Other than that, it was a completely normal open-mic experience. Bill Clinton impressions. A white-funk ode to a partially disabled sex fiend (opening line: Baby’s got a wooden leg/She knows just how to use it). A poet named Quiet Pen, dressed as though just back from Mass at a Southern Baptist church, introducing one piece with “I wrote this poem as gunfire shot over my head as I was on my stomach underneath a car.” Mia & Jonah, young lovers who write coffeehouse folk tunes about their own loving relationship, ad-libbing Thank yous and Please don’t stops as they compliment each other and announcing “We believe in love and shining and all that kinda stuff.” (For some reason I’m compelled to write “SUPREMELY PUNCHABLE” in my notebook.) Some dude does an actual credible Elvis impersonation on “Love Me”; Joan Pez adds a credibly hostile version of the Carpenters’ “Superstar.” And three different performers (including the original songwriter) croon a country anthem entitled “Cold Beer, Hot Women, and Honky-Tonks.”

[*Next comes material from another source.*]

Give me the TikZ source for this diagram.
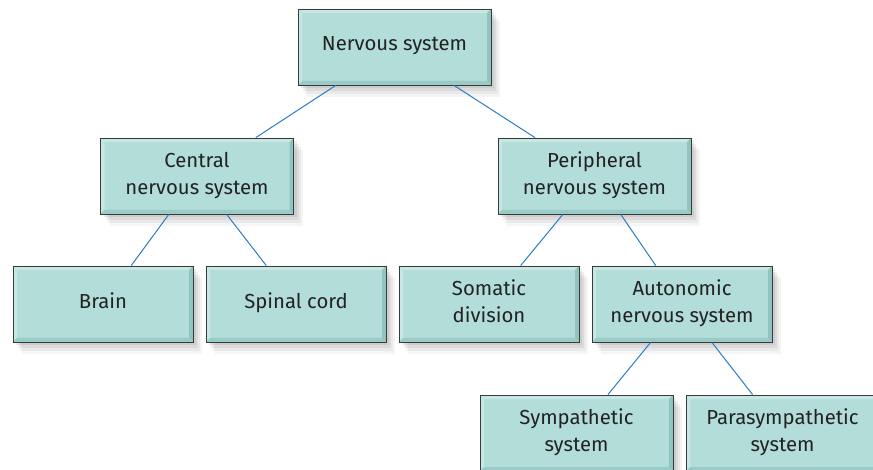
\documentclass[tikz,border=0pt]{standalone}
\usepackage{fontspec}
\setmainfont{Fira Sans}
\usepackage{xcolor}
\usepackage{tikz}
\usetikzlibrary{positioning,shadows}

\definecolor{boxfill}{HTML}{B2DDD9}
\definecolor{boxlight}{HTML}{C6E7E4}
\definecolor{boxdark}{HTML}{8FC4BF}
\definecolor{boxline}{HTML}{3A3A3A}
\definecolor{linkblue}{HTML}{2A7CC7}
\definecolor{txt}{HTML}{222222}

\begin{document}
\begin{tikzpicture}[
    x=1pt, y=1pt,
    node distance=52pt and 12.1pt,
    softshadow/.style={
        drop shadow={shadow xshift=9pt, shadow yshift=-12pt, opacity=0.04, fill=black},
        drop shadow={shadow xshift=7pt, shadow yshift=-9pt, opacity=0.05, fill=black},
        drop shadow={shadow xshift=5pt, shadow yshift=-6pt, opacity=0.06, fill=black},
        drop shadow={shadow xshift=3pt, shadow yshift=-3pt, opacity=0.07, fill=black}},
    box/.style={draw=boxline, line width=0.9pt, fill=boxfill, align=center,
        minimum width=180pt, minimum height=76pt, inner sep=0pt, text depth=6pt,
        text=txt, font=\fontsize{20.3}{27}\selectfont, softshadow,
        path picture={
            \fill[boxlight] (path picture bounding box.north west) -- (path picture bounding box.north east)
                -- ([xshift=-4pt,yshift=-4pt]path picture bounding box.north east)
                -- ([xshift=4pt,yshift=-4pt]path picture bounding box.north west) -- cycle;
            \fill[boxlight] (path picture bounding box.north west) -- (path picture bounding box.south west)
                -- ([xshift=4pt,yshift=4pt]path picture bounding box.south west)
                -- ([xshift=4pt,yshift=-4pt]path picture bounding box.north west) -- cycle;
            \fill[boxdark] (path picture bounding box.north east) -- (path picture bounding box.south east)
                -- ([xshift=-4pt,yshift=4pt]path picture bounding box.south east)
                -- ([xshift=-4pt,yshift=-4pt]path picture bounding box.north east) -- cycle;
            \fill[boxdark!70!boxfill] (path picture bounding box.south west) -- (path picture bounding box.south east)
                -- ([xshift=-4pt,yshift=4pt]path picture bounding box.south east)
                -- ([xshift=4pt,yshift=4pt]path picture bounding box.south west) -- cycle;
        }},
    wbox/.style={box, minimum width=193pt},
    link/.style={draw=linkblue, line width=1pt}
]
\useasboundingbox (0,0) rectangle (873,-470);
\clip (0,0) rectangle (873,-470);

\node[wbox] (nerv) at (394.5,-47) {Nervous system};

\node[wbox] (cns) at (197,-176) {Central\\nervous system};
\node[wbox] (pns) at (594.5,-176) {Peripheral\\nervous system};

\node[box] (brain) at (103,-304) {Brain};
\node[box, right=of brain] (spinal) {Spinal cord};
\node[box, right=of spinal] (somatic) {Somatic\\division};
\node[box, right=of somatic] (auto) {Autonomic\\nervous system};

\node[wbox] (symp) at (576.5,-433) {Sympathetic\\system};
\node[wbox, right=of symp] (para) {Parasympathetic\\system};

\draw[link] (nerv) -- (cns);
\draw[link] (nerv) -- (pns);
\draw[link] (cns) -- (brain);
\draw[link] (cns) -- (spinal);
\draw[link] (pns) -- (somatic);
\draw[link] (pns) -- (auto);
\draw[link] (auto) -- (symp);
\draw[link] (auto) -- (para);
\end{tikzpicture}
\end{document}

Voilá. An enigmatic cult of personality in which the Kool-Aid takes the form of cackling laughter from the back of the room. Weird and wacky as these tunes are, they can’t hold a candle to “Fuckin’ All the Sailors in Chinatown,” and Girl George knows it. “They scream and yell and I just looove it,” she howls, hooting and pacing maniacally about outside the Plough as if she’s guarding me in the low post. “It used to be when I was younger, my fans were boys. Now they’re all girls, which is fine. They’re all about 21.” Furthermore, they’ll stay that way: “My fans are always 21. They never change. They keep changing, but they’re always 21, when I keep getting older. Because that’s the age where you’re lookin’ for something new, and they find me and they think they discovered me. They don’t know I’ve been doin’ it for forty years, the same fuckin’ thing, the same songs. I’ve been doin’ the same thing, but to them it’s new. Especially art students, because they’re lookin’ for something strange, bizarre, and wonderful and I’m loud and sparkly. It gives the girls hope, that a girl can do it.”
George asserts that she’ll keep doing this until she either dies or gets kicked out. “Because there’s new people all the time,” she explains. “There’s fresh blood, and I’m a vampire. I live off all those youngsters in there. Those young kids? I live off their energy. Without that energy, I’d die. If I didn’t go at least once a week, I’d die.”